Exercise task :: Copy from the first line below down to and including the line with "import plotly.graph_objects as go". Skip the pictures.

Given material ::
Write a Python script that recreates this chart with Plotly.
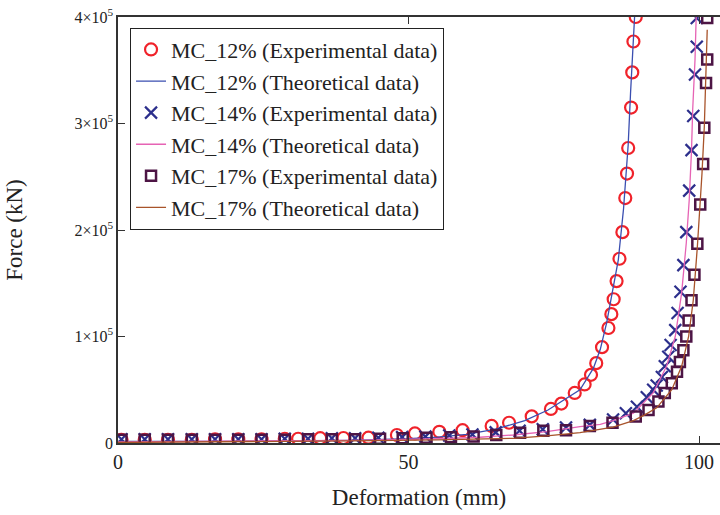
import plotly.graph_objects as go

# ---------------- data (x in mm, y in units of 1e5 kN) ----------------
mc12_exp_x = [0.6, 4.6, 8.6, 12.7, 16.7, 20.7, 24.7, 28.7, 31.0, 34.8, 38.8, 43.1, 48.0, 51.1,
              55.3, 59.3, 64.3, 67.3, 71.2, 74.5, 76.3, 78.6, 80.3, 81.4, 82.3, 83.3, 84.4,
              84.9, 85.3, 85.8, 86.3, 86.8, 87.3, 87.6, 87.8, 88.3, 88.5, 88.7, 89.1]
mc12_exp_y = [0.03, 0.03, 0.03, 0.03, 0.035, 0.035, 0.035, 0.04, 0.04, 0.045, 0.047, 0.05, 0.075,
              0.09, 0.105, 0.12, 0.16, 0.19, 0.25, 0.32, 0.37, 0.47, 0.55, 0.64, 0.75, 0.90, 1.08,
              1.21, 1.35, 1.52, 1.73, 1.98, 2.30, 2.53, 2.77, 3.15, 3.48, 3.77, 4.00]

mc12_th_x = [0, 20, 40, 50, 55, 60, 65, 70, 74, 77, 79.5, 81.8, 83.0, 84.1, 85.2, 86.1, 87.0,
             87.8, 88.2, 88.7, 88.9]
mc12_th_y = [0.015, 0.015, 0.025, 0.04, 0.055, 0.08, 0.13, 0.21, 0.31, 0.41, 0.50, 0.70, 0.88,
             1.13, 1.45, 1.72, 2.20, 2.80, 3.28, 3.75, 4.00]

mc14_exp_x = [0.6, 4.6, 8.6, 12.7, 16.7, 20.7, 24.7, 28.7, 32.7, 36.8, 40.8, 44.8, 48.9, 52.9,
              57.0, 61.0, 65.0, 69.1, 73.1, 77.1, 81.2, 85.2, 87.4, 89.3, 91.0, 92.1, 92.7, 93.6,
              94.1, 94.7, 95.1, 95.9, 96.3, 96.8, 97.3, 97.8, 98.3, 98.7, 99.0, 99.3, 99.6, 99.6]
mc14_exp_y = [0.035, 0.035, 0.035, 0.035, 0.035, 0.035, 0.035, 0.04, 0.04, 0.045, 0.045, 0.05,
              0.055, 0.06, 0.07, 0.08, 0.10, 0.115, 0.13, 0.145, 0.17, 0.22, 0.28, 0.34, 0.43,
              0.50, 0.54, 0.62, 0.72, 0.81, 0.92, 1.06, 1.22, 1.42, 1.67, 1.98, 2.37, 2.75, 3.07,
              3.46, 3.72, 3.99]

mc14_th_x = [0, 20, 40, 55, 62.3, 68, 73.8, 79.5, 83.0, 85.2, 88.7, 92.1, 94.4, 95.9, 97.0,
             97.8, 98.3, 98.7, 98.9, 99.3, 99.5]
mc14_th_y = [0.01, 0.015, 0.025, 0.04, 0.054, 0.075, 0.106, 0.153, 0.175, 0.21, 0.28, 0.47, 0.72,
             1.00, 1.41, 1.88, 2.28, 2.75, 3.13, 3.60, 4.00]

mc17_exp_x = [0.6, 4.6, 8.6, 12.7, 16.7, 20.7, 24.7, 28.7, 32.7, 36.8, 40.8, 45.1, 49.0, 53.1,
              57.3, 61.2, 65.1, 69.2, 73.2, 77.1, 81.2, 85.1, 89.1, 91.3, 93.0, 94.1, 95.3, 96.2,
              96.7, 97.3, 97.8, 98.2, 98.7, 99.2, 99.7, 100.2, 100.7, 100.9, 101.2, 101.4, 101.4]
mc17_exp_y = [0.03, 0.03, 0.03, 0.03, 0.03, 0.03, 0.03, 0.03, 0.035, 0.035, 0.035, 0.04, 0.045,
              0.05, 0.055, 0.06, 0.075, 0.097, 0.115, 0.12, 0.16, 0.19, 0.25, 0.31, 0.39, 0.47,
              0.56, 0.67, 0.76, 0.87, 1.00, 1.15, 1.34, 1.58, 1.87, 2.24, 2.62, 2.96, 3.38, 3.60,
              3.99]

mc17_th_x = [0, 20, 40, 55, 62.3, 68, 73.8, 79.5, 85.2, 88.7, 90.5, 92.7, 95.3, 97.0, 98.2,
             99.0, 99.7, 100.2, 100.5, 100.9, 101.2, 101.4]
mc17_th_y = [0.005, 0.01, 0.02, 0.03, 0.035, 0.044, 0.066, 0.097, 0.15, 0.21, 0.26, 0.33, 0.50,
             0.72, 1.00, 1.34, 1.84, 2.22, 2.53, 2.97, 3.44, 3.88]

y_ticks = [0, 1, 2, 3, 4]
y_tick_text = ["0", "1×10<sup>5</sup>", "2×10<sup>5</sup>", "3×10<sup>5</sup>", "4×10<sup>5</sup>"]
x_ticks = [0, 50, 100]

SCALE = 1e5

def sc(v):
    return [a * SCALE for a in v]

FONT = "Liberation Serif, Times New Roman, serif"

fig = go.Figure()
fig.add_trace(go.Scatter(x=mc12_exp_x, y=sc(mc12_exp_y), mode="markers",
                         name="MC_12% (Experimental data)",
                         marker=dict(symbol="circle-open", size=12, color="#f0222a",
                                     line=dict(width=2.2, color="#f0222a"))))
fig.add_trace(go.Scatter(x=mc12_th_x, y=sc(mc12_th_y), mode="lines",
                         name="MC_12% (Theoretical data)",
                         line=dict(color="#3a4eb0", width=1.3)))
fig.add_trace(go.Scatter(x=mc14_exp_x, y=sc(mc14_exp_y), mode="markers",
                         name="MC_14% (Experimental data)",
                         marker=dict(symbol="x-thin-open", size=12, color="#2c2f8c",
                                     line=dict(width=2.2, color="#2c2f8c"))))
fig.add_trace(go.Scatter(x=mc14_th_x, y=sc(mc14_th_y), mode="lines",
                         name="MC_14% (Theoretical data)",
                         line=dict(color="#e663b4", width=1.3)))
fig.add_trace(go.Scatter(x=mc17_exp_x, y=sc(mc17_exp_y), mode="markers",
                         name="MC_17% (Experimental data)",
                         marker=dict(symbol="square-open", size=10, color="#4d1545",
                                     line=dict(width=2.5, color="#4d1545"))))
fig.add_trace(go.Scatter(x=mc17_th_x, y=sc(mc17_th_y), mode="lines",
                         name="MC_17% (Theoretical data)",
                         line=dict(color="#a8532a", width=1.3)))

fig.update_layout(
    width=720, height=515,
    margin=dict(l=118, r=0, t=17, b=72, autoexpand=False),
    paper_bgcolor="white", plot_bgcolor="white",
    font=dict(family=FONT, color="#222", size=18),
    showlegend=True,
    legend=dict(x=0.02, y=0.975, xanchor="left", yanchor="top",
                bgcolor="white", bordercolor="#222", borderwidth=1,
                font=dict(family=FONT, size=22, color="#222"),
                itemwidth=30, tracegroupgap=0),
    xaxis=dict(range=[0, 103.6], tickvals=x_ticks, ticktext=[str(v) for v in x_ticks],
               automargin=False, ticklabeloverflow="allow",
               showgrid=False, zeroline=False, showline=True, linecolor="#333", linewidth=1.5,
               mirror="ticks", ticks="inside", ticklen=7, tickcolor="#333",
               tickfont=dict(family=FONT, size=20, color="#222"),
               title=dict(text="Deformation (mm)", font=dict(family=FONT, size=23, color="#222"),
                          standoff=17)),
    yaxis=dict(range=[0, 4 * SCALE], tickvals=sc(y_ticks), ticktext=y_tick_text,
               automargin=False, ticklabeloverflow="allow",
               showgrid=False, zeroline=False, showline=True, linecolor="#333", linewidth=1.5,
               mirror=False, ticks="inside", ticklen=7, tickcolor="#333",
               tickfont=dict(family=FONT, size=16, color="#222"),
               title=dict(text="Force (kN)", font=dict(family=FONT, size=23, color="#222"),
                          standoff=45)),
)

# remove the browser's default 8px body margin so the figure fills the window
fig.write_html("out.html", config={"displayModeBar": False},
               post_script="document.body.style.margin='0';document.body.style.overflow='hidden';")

Exercise answer ::
Write a Python script that recreates this chart with Plotly.
import plotly.graph_objects as go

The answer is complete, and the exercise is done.